(Recorded data)
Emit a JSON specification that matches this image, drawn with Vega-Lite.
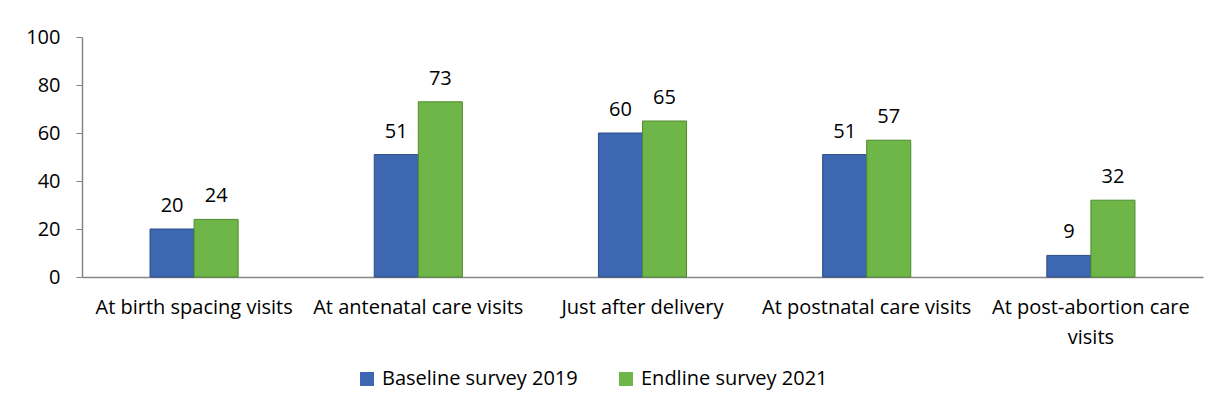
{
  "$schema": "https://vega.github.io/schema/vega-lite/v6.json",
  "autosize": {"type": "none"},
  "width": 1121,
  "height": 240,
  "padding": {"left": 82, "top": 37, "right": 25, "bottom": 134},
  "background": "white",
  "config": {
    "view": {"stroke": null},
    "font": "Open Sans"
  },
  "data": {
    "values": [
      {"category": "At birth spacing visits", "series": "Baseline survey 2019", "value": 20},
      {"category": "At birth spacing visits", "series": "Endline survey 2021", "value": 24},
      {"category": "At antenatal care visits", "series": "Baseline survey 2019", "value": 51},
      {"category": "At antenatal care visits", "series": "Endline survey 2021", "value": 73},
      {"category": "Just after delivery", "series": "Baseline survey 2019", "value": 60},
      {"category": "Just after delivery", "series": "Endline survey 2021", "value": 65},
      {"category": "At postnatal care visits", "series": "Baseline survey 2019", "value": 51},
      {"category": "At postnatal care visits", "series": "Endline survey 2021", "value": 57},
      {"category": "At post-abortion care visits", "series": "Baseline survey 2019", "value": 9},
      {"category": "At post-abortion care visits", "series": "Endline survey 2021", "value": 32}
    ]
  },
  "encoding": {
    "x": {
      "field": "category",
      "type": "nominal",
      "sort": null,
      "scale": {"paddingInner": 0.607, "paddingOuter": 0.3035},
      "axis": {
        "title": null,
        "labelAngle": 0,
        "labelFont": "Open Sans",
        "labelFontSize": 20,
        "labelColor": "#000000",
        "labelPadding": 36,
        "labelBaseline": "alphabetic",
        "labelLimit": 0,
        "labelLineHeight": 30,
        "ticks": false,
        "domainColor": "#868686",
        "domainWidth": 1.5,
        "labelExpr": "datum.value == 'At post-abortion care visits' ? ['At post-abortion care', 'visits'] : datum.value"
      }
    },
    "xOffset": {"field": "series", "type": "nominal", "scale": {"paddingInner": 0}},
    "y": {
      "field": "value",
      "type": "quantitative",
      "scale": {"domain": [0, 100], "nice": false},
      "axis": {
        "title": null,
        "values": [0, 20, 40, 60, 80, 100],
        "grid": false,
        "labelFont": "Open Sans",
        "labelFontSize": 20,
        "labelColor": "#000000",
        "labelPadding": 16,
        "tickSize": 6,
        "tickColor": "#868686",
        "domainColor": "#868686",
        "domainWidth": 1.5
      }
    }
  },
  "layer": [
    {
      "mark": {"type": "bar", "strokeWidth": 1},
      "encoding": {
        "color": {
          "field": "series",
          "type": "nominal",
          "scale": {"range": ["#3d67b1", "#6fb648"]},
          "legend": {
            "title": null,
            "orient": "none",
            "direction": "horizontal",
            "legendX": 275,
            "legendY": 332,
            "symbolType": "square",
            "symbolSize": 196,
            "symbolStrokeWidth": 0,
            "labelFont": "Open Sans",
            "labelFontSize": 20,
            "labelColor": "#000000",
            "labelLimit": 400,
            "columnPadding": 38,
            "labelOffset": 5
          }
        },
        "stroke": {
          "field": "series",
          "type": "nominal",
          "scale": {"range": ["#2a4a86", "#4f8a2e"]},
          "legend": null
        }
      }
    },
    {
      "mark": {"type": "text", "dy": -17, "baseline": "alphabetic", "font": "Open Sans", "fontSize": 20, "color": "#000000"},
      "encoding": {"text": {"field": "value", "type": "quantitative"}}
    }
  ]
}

* * *

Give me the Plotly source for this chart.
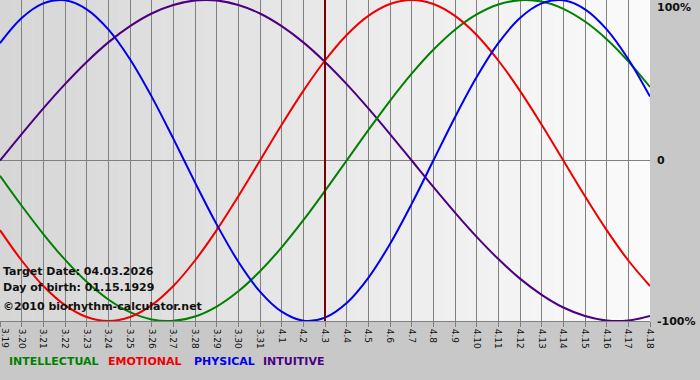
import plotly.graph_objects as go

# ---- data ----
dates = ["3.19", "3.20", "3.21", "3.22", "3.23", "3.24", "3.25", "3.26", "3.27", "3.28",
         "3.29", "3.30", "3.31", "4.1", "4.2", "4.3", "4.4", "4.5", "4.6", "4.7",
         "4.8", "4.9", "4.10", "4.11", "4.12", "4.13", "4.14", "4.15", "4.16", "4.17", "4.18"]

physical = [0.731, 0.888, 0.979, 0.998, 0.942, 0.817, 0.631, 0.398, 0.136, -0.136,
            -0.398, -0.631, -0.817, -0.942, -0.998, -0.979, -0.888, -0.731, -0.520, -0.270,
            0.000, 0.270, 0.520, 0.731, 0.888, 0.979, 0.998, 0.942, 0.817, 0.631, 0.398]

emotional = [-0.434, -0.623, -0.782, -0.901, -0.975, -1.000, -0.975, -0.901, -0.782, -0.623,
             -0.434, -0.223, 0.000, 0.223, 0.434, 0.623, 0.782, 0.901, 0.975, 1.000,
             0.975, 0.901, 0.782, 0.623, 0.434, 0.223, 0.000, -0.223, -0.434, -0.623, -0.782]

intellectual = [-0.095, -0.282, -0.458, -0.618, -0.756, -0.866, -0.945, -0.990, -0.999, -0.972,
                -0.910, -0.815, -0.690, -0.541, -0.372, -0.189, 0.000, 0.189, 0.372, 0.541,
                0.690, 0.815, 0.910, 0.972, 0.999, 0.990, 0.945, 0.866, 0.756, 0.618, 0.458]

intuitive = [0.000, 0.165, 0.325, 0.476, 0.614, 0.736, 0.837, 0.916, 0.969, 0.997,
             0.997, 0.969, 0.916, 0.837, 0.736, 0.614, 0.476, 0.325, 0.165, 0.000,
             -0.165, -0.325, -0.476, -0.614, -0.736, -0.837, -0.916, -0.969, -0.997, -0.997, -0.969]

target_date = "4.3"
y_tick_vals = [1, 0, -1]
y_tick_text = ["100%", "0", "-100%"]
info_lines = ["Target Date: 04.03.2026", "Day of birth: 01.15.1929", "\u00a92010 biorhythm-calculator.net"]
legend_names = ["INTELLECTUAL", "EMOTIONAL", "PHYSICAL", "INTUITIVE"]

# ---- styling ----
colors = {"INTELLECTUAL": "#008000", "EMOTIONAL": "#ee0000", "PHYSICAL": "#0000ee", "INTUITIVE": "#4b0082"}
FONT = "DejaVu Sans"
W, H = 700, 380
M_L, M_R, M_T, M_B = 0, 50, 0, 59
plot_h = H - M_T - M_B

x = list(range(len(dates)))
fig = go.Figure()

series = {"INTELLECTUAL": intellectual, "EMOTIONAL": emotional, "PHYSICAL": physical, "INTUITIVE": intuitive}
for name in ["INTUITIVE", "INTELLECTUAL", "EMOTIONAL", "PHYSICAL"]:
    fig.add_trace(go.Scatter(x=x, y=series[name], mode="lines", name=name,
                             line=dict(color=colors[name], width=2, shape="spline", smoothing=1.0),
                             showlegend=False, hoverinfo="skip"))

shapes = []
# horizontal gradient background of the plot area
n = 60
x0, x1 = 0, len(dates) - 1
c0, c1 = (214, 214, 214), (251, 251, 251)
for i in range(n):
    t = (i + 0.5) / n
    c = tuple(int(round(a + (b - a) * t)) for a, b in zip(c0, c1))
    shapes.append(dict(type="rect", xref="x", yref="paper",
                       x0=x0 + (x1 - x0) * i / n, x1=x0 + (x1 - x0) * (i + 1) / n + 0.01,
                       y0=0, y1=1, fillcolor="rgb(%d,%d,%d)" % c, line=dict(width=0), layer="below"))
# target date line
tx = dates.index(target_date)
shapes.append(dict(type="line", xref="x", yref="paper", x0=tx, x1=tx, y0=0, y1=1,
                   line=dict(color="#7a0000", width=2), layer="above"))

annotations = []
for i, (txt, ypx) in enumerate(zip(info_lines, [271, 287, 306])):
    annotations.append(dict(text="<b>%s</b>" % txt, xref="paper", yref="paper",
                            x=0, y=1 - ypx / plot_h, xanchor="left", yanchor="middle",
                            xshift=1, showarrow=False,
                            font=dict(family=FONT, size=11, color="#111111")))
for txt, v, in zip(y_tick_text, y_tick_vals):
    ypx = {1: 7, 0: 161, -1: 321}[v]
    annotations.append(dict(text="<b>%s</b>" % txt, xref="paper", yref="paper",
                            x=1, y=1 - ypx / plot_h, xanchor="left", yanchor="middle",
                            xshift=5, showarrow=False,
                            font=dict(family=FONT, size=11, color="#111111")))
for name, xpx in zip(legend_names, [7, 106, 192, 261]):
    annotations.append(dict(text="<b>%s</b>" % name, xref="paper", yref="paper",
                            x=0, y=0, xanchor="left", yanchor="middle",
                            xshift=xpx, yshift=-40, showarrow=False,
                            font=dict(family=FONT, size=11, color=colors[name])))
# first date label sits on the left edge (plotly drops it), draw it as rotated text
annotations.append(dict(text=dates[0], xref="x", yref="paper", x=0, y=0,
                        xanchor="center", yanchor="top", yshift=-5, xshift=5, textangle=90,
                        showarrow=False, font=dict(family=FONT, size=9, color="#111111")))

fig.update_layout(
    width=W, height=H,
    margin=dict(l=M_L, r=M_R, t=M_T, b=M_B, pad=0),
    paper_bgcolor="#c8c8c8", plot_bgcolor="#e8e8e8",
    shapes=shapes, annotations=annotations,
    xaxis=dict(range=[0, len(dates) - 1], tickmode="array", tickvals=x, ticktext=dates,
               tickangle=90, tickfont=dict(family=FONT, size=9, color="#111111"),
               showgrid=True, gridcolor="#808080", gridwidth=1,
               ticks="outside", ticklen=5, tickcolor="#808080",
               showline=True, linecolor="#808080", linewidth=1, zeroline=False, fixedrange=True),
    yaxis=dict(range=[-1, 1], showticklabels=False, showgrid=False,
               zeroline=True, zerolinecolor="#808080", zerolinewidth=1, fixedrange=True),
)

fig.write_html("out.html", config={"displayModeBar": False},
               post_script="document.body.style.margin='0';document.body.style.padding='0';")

*Objective*
Look over the listing. Pull out every line with the string "this" in it.

*Answer below*
Emit a JSON specification that matches this image, drawn with Vega-Lite.
Give me the Plotly source for this chart.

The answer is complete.